# [WHAT THE EXERCISE ASKS]
In the data, extract each line that holds the string "this".

# [DATASET RECORDS]

****************************************

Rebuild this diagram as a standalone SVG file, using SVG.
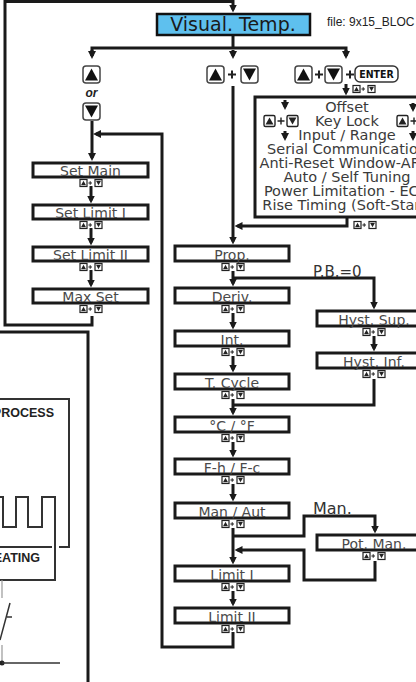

****************************************

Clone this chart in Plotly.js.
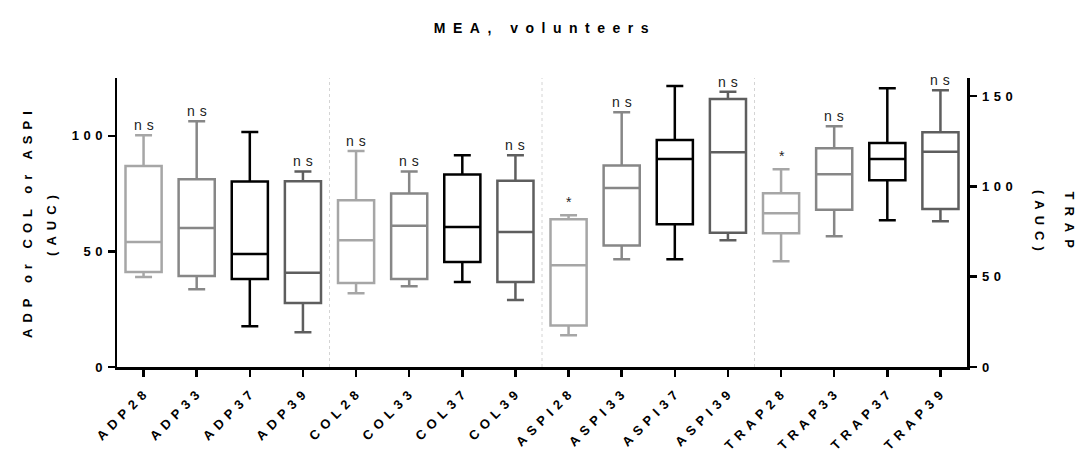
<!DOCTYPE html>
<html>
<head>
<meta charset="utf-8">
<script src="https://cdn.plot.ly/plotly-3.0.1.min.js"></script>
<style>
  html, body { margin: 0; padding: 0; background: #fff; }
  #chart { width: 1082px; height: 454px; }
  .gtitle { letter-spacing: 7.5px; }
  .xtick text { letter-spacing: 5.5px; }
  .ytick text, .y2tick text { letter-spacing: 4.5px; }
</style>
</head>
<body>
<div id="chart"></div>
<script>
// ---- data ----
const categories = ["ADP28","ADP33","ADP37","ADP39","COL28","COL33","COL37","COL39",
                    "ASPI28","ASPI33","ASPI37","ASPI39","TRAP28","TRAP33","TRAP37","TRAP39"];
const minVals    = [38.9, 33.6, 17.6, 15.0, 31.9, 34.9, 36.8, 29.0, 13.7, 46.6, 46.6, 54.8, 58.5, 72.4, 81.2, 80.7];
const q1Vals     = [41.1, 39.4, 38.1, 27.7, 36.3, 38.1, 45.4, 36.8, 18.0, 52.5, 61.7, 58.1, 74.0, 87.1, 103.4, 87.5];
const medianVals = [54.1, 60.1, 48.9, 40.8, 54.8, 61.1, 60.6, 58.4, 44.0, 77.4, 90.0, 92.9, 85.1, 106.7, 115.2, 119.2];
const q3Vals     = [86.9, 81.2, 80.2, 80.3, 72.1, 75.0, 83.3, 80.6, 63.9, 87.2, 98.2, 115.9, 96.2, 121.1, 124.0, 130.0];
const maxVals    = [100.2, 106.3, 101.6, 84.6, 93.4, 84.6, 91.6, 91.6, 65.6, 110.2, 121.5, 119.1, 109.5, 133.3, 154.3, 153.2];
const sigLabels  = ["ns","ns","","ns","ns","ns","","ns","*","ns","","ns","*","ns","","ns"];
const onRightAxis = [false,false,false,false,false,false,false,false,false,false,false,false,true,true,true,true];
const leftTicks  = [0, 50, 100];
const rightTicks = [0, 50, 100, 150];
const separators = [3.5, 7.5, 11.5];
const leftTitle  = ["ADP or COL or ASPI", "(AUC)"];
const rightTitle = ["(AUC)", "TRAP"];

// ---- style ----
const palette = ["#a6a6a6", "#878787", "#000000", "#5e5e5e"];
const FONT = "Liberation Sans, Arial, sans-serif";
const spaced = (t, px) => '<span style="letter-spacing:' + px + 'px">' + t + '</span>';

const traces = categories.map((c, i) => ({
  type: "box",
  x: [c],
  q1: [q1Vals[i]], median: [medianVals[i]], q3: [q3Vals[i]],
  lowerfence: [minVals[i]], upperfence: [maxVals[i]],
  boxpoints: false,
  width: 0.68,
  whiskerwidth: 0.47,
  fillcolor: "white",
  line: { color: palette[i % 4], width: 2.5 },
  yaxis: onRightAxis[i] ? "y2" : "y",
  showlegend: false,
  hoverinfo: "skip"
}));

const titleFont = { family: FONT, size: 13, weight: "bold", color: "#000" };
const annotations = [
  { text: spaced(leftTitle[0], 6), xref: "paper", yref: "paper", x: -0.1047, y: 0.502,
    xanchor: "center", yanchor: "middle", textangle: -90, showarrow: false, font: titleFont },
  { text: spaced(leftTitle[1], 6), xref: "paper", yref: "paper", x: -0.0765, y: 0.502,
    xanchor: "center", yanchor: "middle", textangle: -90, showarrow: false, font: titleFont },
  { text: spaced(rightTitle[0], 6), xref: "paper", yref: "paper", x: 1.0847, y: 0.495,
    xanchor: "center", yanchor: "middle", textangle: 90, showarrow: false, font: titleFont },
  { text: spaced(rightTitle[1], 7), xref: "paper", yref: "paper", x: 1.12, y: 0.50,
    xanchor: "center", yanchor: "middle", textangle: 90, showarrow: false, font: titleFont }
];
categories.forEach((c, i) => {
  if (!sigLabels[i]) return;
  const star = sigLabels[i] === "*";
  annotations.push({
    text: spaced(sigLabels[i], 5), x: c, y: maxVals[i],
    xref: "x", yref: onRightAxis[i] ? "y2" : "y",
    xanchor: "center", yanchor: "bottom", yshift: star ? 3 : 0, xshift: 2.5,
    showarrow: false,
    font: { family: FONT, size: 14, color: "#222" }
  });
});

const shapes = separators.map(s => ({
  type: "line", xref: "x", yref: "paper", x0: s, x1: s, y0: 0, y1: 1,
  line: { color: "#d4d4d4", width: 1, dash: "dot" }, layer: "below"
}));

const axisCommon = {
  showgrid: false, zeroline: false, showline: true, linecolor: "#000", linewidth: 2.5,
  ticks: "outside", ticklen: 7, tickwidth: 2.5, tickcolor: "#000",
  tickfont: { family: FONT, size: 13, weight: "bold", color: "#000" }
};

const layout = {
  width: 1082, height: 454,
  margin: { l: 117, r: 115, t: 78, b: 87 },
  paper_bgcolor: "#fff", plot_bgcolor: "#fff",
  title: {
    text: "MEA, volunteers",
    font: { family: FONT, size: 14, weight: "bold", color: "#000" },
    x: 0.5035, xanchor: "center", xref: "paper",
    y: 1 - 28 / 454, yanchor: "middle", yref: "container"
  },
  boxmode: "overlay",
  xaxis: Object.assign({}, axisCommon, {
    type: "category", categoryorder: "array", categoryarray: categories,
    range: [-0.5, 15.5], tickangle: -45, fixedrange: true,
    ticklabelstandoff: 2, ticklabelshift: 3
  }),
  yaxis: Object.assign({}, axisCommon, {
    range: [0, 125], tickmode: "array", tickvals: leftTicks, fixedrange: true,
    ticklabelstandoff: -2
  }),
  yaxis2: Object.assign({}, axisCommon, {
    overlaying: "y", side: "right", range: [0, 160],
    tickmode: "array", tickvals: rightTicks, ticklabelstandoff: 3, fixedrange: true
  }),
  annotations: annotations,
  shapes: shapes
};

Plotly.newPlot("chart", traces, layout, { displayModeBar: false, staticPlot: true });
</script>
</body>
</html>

****************************************

# [WRITTEN SOLUTION]
Rebuild this diagram as a standalone SVG file, using SVG.
Clone this chart in Plotly.js.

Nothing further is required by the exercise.